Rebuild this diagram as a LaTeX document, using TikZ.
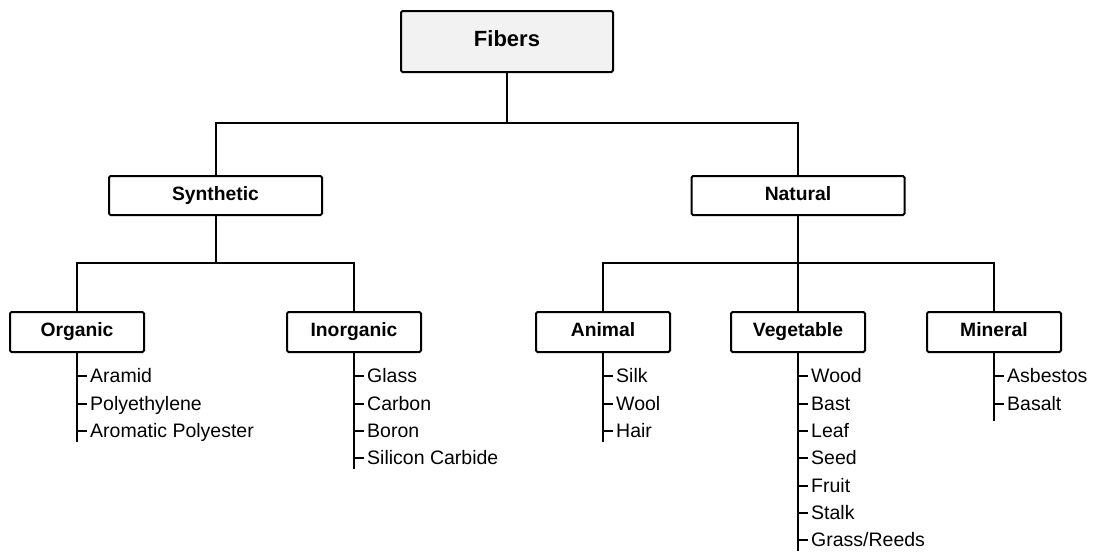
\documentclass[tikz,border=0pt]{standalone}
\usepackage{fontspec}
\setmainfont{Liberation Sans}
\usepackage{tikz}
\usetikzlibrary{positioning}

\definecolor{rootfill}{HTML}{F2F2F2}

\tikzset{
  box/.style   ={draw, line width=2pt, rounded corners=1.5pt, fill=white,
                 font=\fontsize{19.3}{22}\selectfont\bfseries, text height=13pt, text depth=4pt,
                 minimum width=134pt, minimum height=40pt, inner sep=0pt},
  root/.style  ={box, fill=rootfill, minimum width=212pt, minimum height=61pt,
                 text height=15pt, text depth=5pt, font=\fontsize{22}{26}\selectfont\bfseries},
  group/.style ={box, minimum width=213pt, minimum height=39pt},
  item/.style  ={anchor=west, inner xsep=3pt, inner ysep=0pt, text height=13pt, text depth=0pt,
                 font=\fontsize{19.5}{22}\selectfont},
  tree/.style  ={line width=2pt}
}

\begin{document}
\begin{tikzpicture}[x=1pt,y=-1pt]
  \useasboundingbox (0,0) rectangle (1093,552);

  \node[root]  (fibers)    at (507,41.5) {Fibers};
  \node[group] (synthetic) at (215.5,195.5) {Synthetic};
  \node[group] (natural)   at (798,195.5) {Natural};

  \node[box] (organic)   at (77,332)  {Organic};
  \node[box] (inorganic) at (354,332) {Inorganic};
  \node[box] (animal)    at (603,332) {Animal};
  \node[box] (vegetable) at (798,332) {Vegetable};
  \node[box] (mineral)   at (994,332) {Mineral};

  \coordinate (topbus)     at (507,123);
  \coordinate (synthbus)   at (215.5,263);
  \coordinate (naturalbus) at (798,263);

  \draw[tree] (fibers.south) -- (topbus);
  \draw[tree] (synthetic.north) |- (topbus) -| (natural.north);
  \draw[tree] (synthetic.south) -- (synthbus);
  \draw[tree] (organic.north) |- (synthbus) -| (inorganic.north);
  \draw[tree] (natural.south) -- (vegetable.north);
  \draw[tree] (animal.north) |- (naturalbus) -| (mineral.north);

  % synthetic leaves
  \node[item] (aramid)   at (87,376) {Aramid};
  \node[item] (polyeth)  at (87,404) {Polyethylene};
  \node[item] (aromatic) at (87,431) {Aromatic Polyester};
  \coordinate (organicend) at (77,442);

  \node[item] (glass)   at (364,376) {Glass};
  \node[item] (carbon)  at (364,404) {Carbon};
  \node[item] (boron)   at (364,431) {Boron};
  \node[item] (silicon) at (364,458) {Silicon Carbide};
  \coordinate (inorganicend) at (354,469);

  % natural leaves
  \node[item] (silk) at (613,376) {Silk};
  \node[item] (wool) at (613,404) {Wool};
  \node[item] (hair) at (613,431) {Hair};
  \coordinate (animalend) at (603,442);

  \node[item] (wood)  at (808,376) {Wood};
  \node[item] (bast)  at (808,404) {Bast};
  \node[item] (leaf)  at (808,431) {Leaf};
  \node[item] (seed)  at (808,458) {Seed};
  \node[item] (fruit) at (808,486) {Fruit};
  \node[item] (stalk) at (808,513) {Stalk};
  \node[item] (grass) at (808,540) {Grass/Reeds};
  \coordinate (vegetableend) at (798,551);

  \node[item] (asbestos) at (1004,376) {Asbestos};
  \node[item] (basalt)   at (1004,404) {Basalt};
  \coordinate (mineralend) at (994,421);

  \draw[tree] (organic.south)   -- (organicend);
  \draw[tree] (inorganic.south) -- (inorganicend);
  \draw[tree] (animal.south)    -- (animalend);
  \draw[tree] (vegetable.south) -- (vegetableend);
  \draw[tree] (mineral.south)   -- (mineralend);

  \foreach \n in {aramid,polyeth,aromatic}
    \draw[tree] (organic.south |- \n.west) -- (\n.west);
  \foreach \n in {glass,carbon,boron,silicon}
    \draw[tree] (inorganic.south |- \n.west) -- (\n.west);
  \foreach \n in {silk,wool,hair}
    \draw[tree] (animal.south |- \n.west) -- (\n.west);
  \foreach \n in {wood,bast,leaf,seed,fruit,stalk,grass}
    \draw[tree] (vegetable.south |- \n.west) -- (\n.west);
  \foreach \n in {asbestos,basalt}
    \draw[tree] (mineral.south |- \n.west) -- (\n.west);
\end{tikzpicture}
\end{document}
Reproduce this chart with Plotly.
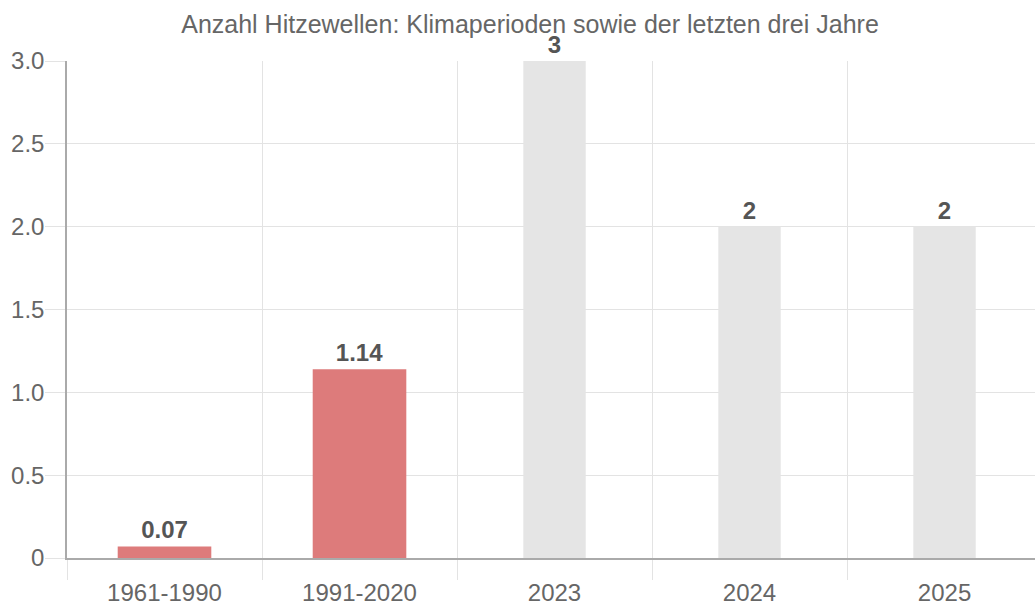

┄┄┄┄┄┄┄┄┄┄┄┄┄┄┄┄┄┄┄┄

*Set task*. Leave out the pictures and restate, word for word, the lines from the top of the data through the line containing "(0,0) rectangle (1093,552);", both included.

*Solution for this exercise*.
Rebuild this diagram as a LaTeX document, using TikZ.
\documentclass[tikz,border=0pt]{standalone}
\usepackage{fontspec}
\setmainfont{Liberation Sans}
\usepackage{tikz}
\usetikzlibrary{positioning}

\definecolor{rootfill}{HTML}{F2F2F2}

\tikzset{
  box/.style   ={draw, line width=2pt, rounded corners=1.5pt, fill=white,
                 font=\fontsize{19.3}{22}\selectfont\bfseries, text height=13pt, text depth=4pt,
                 minimum width=134pt, minimum height=40pt, inner sep=0pt},
  root/.style  ={box, fill=rootfill, minimum width=212pt, minimum height=61pt,
                 text height=15pt, text depth=5pt, font=\fontsize{22}{26}\selectfont\bfseries},
  group/.style ={box, minimum width=213pt, minimum height=39pt},
  item/.style  ={anchor=west, inner xsep=3pt, inner ysep=0pt, text height=13pt, text depth=0pt,
                 font=\fontsize{19.5}{22}\selectfont},
  tree/.style  ={line width=2pt}
}

\begin{document}
\begin{tikzpicture}[x=1pt,y=-1pt]
  \useasboundingbox (0,0) rectangle (1093,552);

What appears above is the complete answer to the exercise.